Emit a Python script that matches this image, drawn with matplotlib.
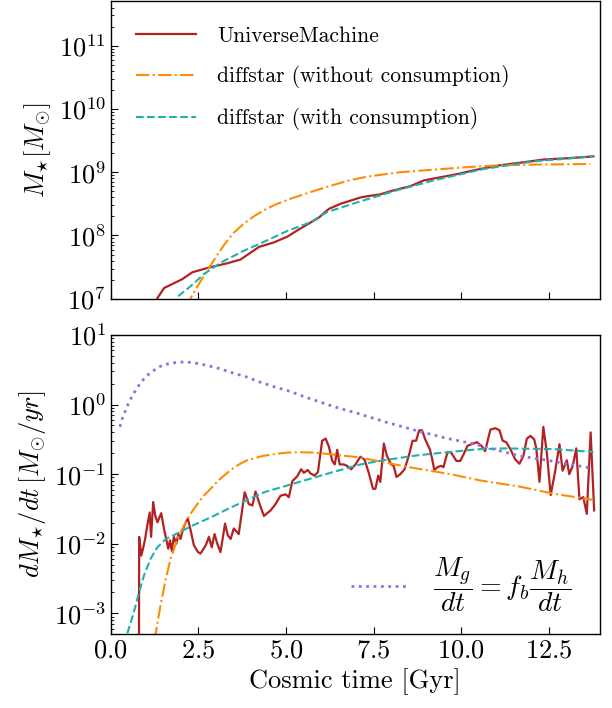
import numpy as np
import matplotlib
matplotlib.use("Agg")
import matplotlib.pyplot as plt

plt.rcParams['font.family'] = 'serif'
plt.rcParams['font.serif'] = ['cmr10']
plt.rcParams['mathtext.fontset'] = 'cm'
plt.rcParams['axes.formatter.use_mathtext'] = True
plt.rcParams['font.size'] = 19

# --- stellar mass history (log10 Msun) ---
t_um_m = [1.25, 1.33, 1.52, 2.04, 2.33, 2.85, 3.32, 3.70, 4.23, 4.65, 5.03, 5.41, 5.93,
          6.22, 6.55, 7.12, 7.31, 7.69, 7.98, 8.55, 8.93, 9.21, 9.88, 10.35, 11.11,
          11.68, 12.34, 13.01, 13.77]
logm_um = [6.85, 7.01, 7.17, 7.31, 7.42, 7.50, 7.56, 7.62, 7.82, 7.89, 7.98, 8.11, 8.28,
           8.42, 8.50, 8.60, 8.62, 8.65, 8.70, 8.78, 8.87, 8.90, 8.97, 9.03, 9.11,
           9.15, 9.20, 9.22, 9.25]

t_ds_m = [1.80, 1.90, 2.28, 2.66, 3.13, 3.80, 4.37, 5.03, 5.70, 6.17, 7.12, 8.20, 9.21,
          10.63, 12.06, 13.77]
logm_ds = [6.88, 7.03, 7.20, 7.39, 7.57, 7.76, 7.90, 8.07, 8.21, 8.37, 8.54, 8.72, 8.87,
           9.05, 9.17, 9.25]

t_nc_m = [2.20, 2.28, 2.52, 2.70, 2.85, 3.00, 3.23, 3.50, 3.80, 4.10, 4.37, 4.70, 5.13,
          5.50, 5.89, 6.36, 6.80, 7.31, 8.26, 9.21, 10.16, 11.11, 12.06, 13.68]
logm_nc = [6.85, 7.01, 7.24, 7.40, 7.53, 7.66, 7.85, 8.04, 8.19, 8.31, 8.40, 8.49, 8.58,
           8.65, 8.72, 8.80, 8.87, 8.93, 9.00, 9.04, 9.08, 9.11, 9.12, 9.13]

# --- star formation rates (log10 Msun/yr) ---
t_um_sfr = [0.80, 0.81, 0.87, 0.92, 0.98, 1.04, 1.11, 1.15, 1.21, 1.27, 1.33, 1.44, 1.52,
            1.58, 1.64, 1.69, 1.74, 1.80, 1.87, 1.93, 1.99, 2.06, 2.14, 2.20, 2.28, 2.37,
            2.49, 2.56, 2.71, 2.80, 2.88, 2.96, 3.04, 3.13, 3.26, 3.34, 3.42, 3.51, 3.65,
            3.82, 3.94, 4.04, 4.13, 4.26, 4.37, 4.56, 4.70, 4.84, 4.99, 5.08, 5.18, 5.32,
            5.43, 5.51, 5.62, 5.70, 5.81, 5.91, 6.03, 6.13, 6.22, 6.32, 6.39, 6.46, 6.53,
            6.65, 6.74, 6.86, 6.98, 7.12, 7.24, 7.36, 7.48, 7.55, 7.63, 7.69, 7.79, 7.88,
            8.00, 8.07, 8.15, 8.26, 8.38, 8.50, 8.61, 8.71, 8.80, 8.88, 8.97, 9.10, 9.16,
            9.23, 9.32, 9.42, 9.49, 9.61, 9.71, 9.86, 9.97, 10.09, 10.18, 10.30, 10.44,
            10.59, 10.68, 10.83, 10.97, 11.09, 11.18, 11.28, 11.40, 11.54, 11.66, 11.77,
            11.87, 11.97, 12.08, 12.14, 12.23, 12.34, 12.44, 12.55, 12.68, 12.80, 12.89,
            13.01, 13.08, 13.18, 13.28, 13.37, 13.48, 13.58, 13.69, 13.79]
logsfr_um = [-5.0, -1.90, -2.17, -2.07, -1.93, -1.74, -1.55, -1.90, -1.40, -1.60, -1.69,
             -1.56, -1.79, -1.93, -2.07, -1.95, -2.10, -1.90, -2.00, -1.86, -1.93, -1.79,
             -1.69, -1.64, -1.81, -2.02, -2.12, -2.14, -2.02, -1.90, -2.05, -1.86, -2.00,
             -2.12, -1.71, -1.88, -1.93, -1.78, -1.86, -1.26, -1.43, -1.45, -1.25, -1.45,
             -1.60, -1.52, -1.43, -1.31, -1.29, -1.33, -1.10, -1.03, -0.93, -0.98, -0.94,
             -0.99, -1.02, -0.97, -0.52, -0.49, -0.60, -0.81, -0.86, -0.65, -0.86, -0.86,
             -0.88, -0.93, -0.86, -0.75, -0.79, -0.98, -1.21, -1.21, -1.02, -1.11, -0.56,
             -0.74, -0.86, -0.88, -1.04, -1.00, -0.93, -0.74, -0.52, -0.52, -0.37, -0.37,
             -0.50, -0.64, -0.76, -0.94, -0.90, -0.88, -0.90, -0.68, -0.69, -0.81, -0.81,
             -0.69, -0.59, -0.57, -0.54, -0.60, -0.67, -0.36, -0.34, -0.37, -0.52, -0.54,
             -0.64, -0.79, -0.85, -0.74, -0.49, -0.45, -0.50, -0.63, -1.11, -0.32, -0.69,
             -1.30, -0.95, -0.57, -0.95, -0.80, -1.00, -0.88, -0.63, -1.36, -1.33, -1.57,
             -0.40, -1.52]

t_ds_sfr = [0.40, 0.47, 0.66, 0.81, 0.95, 1.14, 1.33, 1.57, 1.90, 2.28, 2.85, 3.42, 4.37,
            5.32, 6.27, 7.12, 7.79, 8.74, 9.69, 10.54, 11.21, 12.63, 13.77]
logsfr_ds = [-3.6, -3.29, -2.98, -2.69, -2.45, -2.21, -2.05, -1.93, -1.85, -1.75, -1.62,
             -1.48, -1.26, -1.12, -0.98, -0.86, -0.80, -0.73, -0.68, -0.64, -0.63, -0.64,
             -0.68]

t_nc_sfr = [1.20, 1.28, 1.42, 1.57, 1.71, 1.90, 2.14, 2.30, 2.47, 2.65, 2.85, 3.05, 3.23,
            3.42, 3.66, 3.89, 4.10, 4.37, 4.70, 5.03, 5.40, 5.79, 6.20, 6.55, 7.12, 7.79,
            8.74, 9.69, 10.54, 11.68, 12.63, 13.77]
logsfr_nc = [-3.7, -3.29, -2.88, -2.50, -2.21, -1.93, -1.69, -1.55, -1.43, -1.31, -1.21,
             -1.10, -1.02, -0.94, -0.86, -0.80, -0.77, -0.735, -0.71, -0.69, -0.685, -0.69,
             -0.71, -0.73, -0.76, -0.83, -0.92, -1.00, -1.09, -1.18, -1.28, -1.37]

t_gas = [0.26, 0.33, 0.41, 0.49, 0.59, 0.69, 0.82, 0.95, 1.11, 1.29, 1.49, 1.71, 1.93,
         2.15, 2.36, 2.58, 3.01, 3.44, 3.85, 4.27, 4.69, 5.11, 5.53, 5.95, 6.36, 6.78,
         7.00, 7.83, 8.69, 9.54, 10.40, 10.83, 11.68, 12.44, 13.11, 13.68]
logsfr_gas = [-0.32, -0.20, -0.10, 0.00, 0.10, 0.19, 0.29, 0.37, 0.45, 0.51, 0.57, 0.59,
              0.61, 0.61, 0.60, 0.58, 0.53, 0.46, 0.40, 0.32, 0.25, 0.19, 0.11, 0.04,
              -0.03, -0.09, -0.12, -0.25, -0.37, -0.48, -0.57, -0.63, -0.74, -0.80, -0.86,
              -0.91]

c_um = '#b22222'
c_nc = '#ff8c00'
c_ds = '#20b2aa'
c_gas = '#9370db'

fig = plt.figure(figsize=(6.12, 7.08), dpi=100)
ax1 = fig.add_axes([0.181, 0.578, 0.799, 0.42])
ax2 = fig.add_axes([0.181, 0.105, 0.799, 0.422])

ax1.plot(t_um_m, 10**np.array(logm_um), color=c_um, lw=1.6, label='UniverseMachine')
ax1.plot(t_nc_m, 10**np.array(logm_nc), color=c_nc, lw=1.5, ls='-.',
         label='diffstar (without consumption)')
ax1.plot(t_ds_m, 10**np.array(logm_ds), color=c_ds, lw=1.5, ls='--',
         label='diffstar (with consumption)')
ax1.set_yscale('log')
ax1.set_ylim(1e7, 5e11)
ax1.set_xlim(0, 13.95)
ax1.set_ylabel(r'$M_{\star}[M_{\odot}]$')
ax1.tick_params(labelbottom=False)
ax1.legend(loc='upper left', frameon=False, handlelength=2.8, handletextpad=1.0,
           labelspacing=0.9, borderaxespad=0.75, fontsize=15.5)

ax2.plot(t_um_sfr, 10**np.array(logsfr_um), color=c_um, lw=1.6)
ax2.plot(t_nc_sfr, 10**np.array(logsfr_nc), color=c_nc, lw=1.5, ls='-.')
ax2.plot(t_ds_sfr, 10**np.array(logsfr_ds), color=c_ds, lw=1.5, ls='--')
ax2.plot(t_gas, 10**np.array(logsfr_gas), color=c_gas, lw=2, ls=':',
         label=r'$\dfrac{M_g}{dt} = f_b\dfrac{M_h}{dt}$')
ax2.set_yscale('log')
ax2.set_ylim(10**-3.29, 10)
ax2.set_xlim(0, 13.95)
ax2.set_xlabel('Cosmic time [Gyr]')
ax2.set_ylabel(r'$dM_{\star}/dt\,[M_{\odot}/yr]$')
ax2.legend(loc='lower right', frameon=False, handlelength=2.05, handletextpad=0.9,
           fontsize=20, borderaxespad=0.3, bbox_to_anchor=(0.982, 0.0))

for ax in (ax1, ax2):
    ax.set_xticks([0, 2.5, 5, 7.5, 10, 12.5])
    ax.tick_params(which='major', direction='in', length=5, right=False, top=False)
    ax.tick_params(which='minor', direction='in', length=2.5, right=False, top=False)
    ax.tick_params(axis='x', which='minor', bottom=False)
    for s in ax.spines.values():
        s.set_linewidth(1.0)

fig.savefig('out.png', dpi=100)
+++++
■ **Stated exercise**: Everything from the top line of the data down to and including the line with "plt.rcParams['font.size'] = 19" is to be copied, except the pictures.

■ **Answer to the task**:
Emit a Python script that matches this image, drawn with matplotlib.
import numpy as np
import matplotlib
matplotlib.use("Agg")
import matplotlib.pyplot as plt

plt.rcParams['font.family'] = 'serif'
plt.rcParams['font.serif'] = ['cmr10']
plt.rcParams['mathtext.fontset'] = 'cm'
plt.rcParams['axes.formatter.use_mathtext'] = True
plt.rcParams['font.size'] = 19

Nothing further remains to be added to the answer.